The late army commander Retired General Solomon Mujuru reportedly confronted President Robert Mugabe two weeks before the March 2008 harmonised elections and told the 87-year-old Zanu PF leader to step down to avoid humiliation at the hands of MDC-T’s Morgan Tsvangirai.

According to latest diplomatic cables intercepted and released by whistleblower website WikiLeaks, Mujuru had earlier sought US intervention to oust President Mugabe before the 2008 presidential plebiscite.

Mujuru — a Zanu PF politburo member who died in a mysterious inferno at his Alamein Farm in Beatrice in August — was widely viewed as the only person with the guts to confront President Mugabe.

The late general’s confidant and associate Tirivanhu Mudariki reportedly told then US Ambassador to Zimbabwe James McGee that Mujuru was fed up with President Mugabe. He had then told the President in a meeting that his support base was dwindling and he had to avoid humiliation by stepping down.

“The Zanu PF faction loyal to Solomon Mujuru was so desperate to get rid of President Robert Mugabe before the crucial extraordinary congress of 2007 that it sought help from the United States government,” said McGee in the cable.

“Mudariki said Mujuru was so p****d off with Mugabe that he might publicly declare his support for Simba Makoni. He had so far delayed announcing this because he was afraid of jeopardising his wife’s position as Vice-President.

“Mujuru, he said, was an active supporter and adviser of Makoni. He had been travelling extensively throughout the country to gauge Makoni’s support and had concluded that the MDC’s Tsvangirai had the most support of the three major candidates.”

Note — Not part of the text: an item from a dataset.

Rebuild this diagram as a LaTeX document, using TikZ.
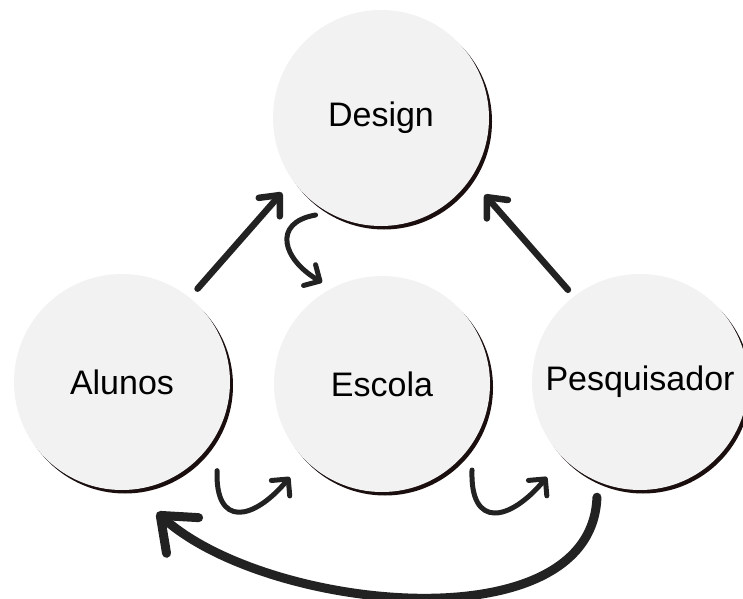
\documentclass[tikz,border=0pt]{standalone}
\usepackage{fontspec}
\setmainfont{Liberation Sans}
\usepackage{xcolor}
\usepackage{tikz}
\usetikzlibrary{arrows.meta, calc, shadows}
\definecolor{bubblefill}{RGB}{242,242,242}
\definecolor{shadowink}{RGB}{26,14,14}
\definecolor{penink}{RGB}{34,34,34}

\begin{document}
\begin{tikzpicture}[
  x=1pt, y=1pt,
  bubble/.style={circle, fill=bubblefill, minimum size=216pt, inner sep=0pt,
    drop shadow={shadow xshift=3pt, shadow yshift=-3.5pt, fill=shadowink, opacity=1},
    font=\fontsize{34}{40}\selectfont},
  pen/.style={draw=penink, line cap=round, line join=round},
  link/.style={pen, line width=6.5pt, -{Straight Barb[length=16pt, width=28pt, round]}},
  curl/.style={pen, line width=5pt, -{Straight Barb[length=12pt, width=24pt, round]}},
  loopback/.style={pen, line width=9pt, -{Straight Barb[length=30pt, width=48pt, round]}}
]
\useasboundingbox (0,0) rectangle (743,598);

% ---- the four circles ----
\node[bubble] (design) at (381,480) {Design};
\node[bubble] (alunos) at (122,216) {Alunos};
\node[bubble] (escola) at (382,214) {Escola};
\node[bubble] (pesq)   at (640,216) {Pesquisador};

% ---- arrows up to Design ----
\draw[link] ($(alunos)+(51:120)$) -- ($(design)+(217:124)$);
\draw[link] ($(pesq)+(128:117)$) -- ($(design)+(-36.5:129)$);

% Design down to Escola
\draw[curl] ($(design)+(-124:117)$) to[out=190, in=150, looseness=1.7] ($(escola)+(120.5:118)$);

% ---- small curls along the bottom ----
\draw[curl] ($(alunos)+(-43:130)$) to[out=-92, in=-130, looseness=2] ($(escola)+(-134.7:131)$);
\draw[curl] ($(escola)+(-43.7:124.5)$) to[out=-92, in=-130, looseness=2] ($(pesq)+(-134.4:133)$);

% Pesquisador back to Alunos
\draw[loopback] ($(pesq)+(-110.5:123)$) to[out=-92, in=-42, looseness=0.86] ($(alunos)+(-75:135)$);
\end{tikzpicture}
\end{document}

Mudariki, according to the diplomatic cables, added: “Mujuru told Mugabe that he had little support in the country; resignation would avoid an electoral humiliation.”

In earlier cables, Mujuru reportedly confirmed President Mugabe had kept him under Central Intelligence Organisation surveillance over the latter’s alleged link to Makoni.

This came out during a meeting another former US Ambassador to Zimbabwe, Christopher Dell, had with one of Mujuru’s lieutenants, David Butau, on May 31 2007 that the camp had done everything it could to gain control of the ruling party structures. Butau is a businessman and former Zanu PF MP for Guruve North.

Butau said instead of targeting President Mugabe directly, the Mujuru faction had decided to undermine his supporters, chiefly Reserve Bank governor Gideon Gono, the late Zanu PF commissar Elliot Manyika, then Security minister Didymus Mutasa (now Minister of State for Presidential Affairs), and then Deputy Youth minister Saviour Kasukuwere.

“Noting that the ongoing economic crisis was crippling the pocketbooks of ruling party insiders, Butau contended that the only way to confront Mugabe’s inner circle was on economic issues. To that end, Butau (who also chairs Parliament’s Budget Committee) noted that his Committee had recently taken Gono to task on his failure to stabilise the economy. Specifically, the faction wants to link its intra-party opponents to high-level corruption, which they could then take to the military and the party to convince those structures to rebuke (President)Mugabe.”

Mujuru’s death two months ago has raised a lot of speculation after police declined to disclose results of their investigations. Instead, Police Commissioner-General Augustine Chihuri said they had since handed their probe results to the courts for a possible inquest.

Legal experts hinted last week the inquest might involve exhumation of Mujuru’s remains.

Strenuous efforts to get a comment from Mudariki were fruitless.